Couples embrace before parting to go to single-sex entrances at opposite ends of the building. There, they place their bags under scanners and walk through metal detectors. If they set those off, they are patted down.

This process, similar to passenger screening at airports, is a daily ritual for the more than 4,000 students at Kennedy, where students are often late for first-period classes after standing in line for 30 minutes or more.

"We know the process," said Hanna Reyes, a junior. "We know what to take off, what shoes will set off the metal detectors. But you do feel like a prisoner."

This morning routine is not unusual in New York City, where 65 high schools have similar setups.

Metal detectors were first used in New York City schools in the 1980s, said Benjamin B. Tucker, who heads the Office of School Planning and Safety in the Department of Education. "This is a tool to keep schools safe," he said. "It has always been seen and used that way."

In the Los Angeles Unified School District, school security guards are required to conduct random searches in at least one classroom every day in middle and high schools. Philadelphia put large metal detectors in all city high schools five years ago. Most of the schools have two metal detectors, and students there typically arrive an hour before classes.

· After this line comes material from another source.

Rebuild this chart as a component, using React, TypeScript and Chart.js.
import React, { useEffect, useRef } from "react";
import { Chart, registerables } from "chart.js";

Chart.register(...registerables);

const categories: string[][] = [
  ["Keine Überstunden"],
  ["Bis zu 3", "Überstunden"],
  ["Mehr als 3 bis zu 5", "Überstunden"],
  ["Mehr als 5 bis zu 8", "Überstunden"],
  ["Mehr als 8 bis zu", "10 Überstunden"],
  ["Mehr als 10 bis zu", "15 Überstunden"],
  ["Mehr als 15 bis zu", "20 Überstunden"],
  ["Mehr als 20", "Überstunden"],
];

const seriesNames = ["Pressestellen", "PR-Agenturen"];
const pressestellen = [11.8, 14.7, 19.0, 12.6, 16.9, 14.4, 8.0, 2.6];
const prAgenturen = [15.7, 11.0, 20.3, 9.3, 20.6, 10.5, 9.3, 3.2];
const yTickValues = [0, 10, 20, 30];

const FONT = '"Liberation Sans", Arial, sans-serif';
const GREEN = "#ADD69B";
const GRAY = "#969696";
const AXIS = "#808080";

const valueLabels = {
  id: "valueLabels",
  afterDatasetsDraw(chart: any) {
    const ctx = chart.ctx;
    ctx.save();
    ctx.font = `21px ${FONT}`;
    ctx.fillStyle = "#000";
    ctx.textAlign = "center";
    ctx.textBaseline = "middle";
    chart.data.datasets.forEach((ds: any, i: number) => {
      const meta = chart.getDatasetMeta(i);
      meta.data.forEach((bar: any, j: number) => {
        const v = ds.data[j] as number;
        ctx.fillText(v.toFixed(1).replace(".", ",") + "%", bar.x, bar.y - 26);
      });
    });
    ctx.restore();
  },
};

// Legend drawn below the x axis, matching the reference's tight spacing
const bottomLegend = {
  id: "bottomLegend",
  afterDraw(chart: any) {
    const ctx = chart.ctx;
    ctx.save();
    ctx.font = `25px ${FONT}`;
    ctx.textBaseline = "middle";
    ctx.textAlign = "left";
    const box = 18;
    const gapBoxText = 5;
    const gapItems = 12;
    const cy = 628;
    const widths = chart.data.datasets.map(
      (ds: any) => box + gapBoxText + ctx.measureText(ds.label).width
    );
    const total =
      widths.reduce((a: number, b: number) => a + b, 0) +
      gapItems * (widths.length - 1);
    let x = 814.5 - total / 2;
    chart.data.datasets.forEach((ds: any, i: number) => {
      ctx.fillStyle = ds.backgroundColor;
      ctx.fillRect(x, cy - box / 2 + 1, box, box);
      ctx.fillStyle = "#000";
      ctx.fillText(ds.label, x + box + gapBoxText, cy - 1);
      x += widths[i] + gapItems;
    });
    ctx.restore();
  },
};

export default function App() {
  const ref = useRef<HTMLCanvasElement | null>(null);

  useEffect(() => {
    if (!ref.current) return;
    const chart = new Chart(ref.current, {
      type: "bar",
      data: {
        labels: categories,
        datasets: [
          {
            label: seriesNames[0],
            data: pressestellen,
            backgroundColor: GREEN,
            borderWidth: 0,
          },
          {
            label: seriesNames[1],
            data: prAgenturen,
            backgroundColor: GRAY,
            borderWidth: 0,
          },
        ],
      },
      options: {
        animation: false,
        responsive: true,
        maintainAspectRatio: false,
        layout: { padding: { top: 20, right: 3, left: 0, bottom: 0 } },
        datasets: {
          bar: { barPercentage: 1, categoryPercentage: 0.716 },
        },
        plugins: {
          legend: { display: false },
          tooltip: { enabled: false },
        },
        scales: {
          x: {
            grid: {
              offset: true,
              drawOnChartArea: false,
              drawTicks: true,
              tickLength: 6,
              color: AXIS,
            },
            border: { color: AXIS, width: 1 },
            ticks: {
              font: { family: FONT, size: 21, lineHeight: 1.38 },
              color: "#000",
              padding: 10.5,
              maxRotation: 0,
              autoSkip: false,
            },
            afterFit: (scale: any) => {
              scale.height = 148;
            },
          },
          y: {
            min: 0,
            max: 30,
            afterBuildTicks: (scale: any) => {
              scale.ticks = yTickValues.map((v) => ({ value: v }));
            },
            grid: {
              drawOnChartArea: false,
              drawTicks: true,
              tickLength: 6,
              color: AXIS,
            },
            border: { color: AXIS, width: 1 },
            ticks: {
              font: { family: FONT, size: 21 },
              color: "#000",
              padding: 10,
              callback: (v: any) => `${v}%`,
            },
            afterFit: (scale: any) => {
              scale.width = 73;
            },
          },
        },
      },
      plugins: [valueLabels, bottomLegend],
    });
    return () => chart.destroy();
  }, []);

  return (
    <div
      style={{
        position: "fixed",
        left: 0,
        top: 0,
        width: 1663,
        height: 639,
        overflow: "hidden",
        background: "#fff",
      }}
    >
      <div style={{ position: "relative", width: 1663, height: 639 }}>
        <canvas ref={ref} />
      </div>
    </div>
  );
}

In most cases, New York City school officials request metal detectors from the city's Education Department. Most of the high schools in the city now use metal detectors, and so do a few middle schools, Tucker said.

But at Kennedy, where the metal detectors were installed this fall after a student was stabbed to death outside the school in the summer, students and teachers are unsure that the new security measures have made the school safer.

"The problem wasn't really weapons, it's people fighting and things like that," said Leidy Colon, 17, a Kennedy senior.

To get into Kennedy in time for her 8:20 a.m. class, Hanna Reyes leaves her Washington Heights home by 6:30 a.m. "I don't want to take any chances, I really don't," she said. "It's frustrating to us. You kind of dread going to school."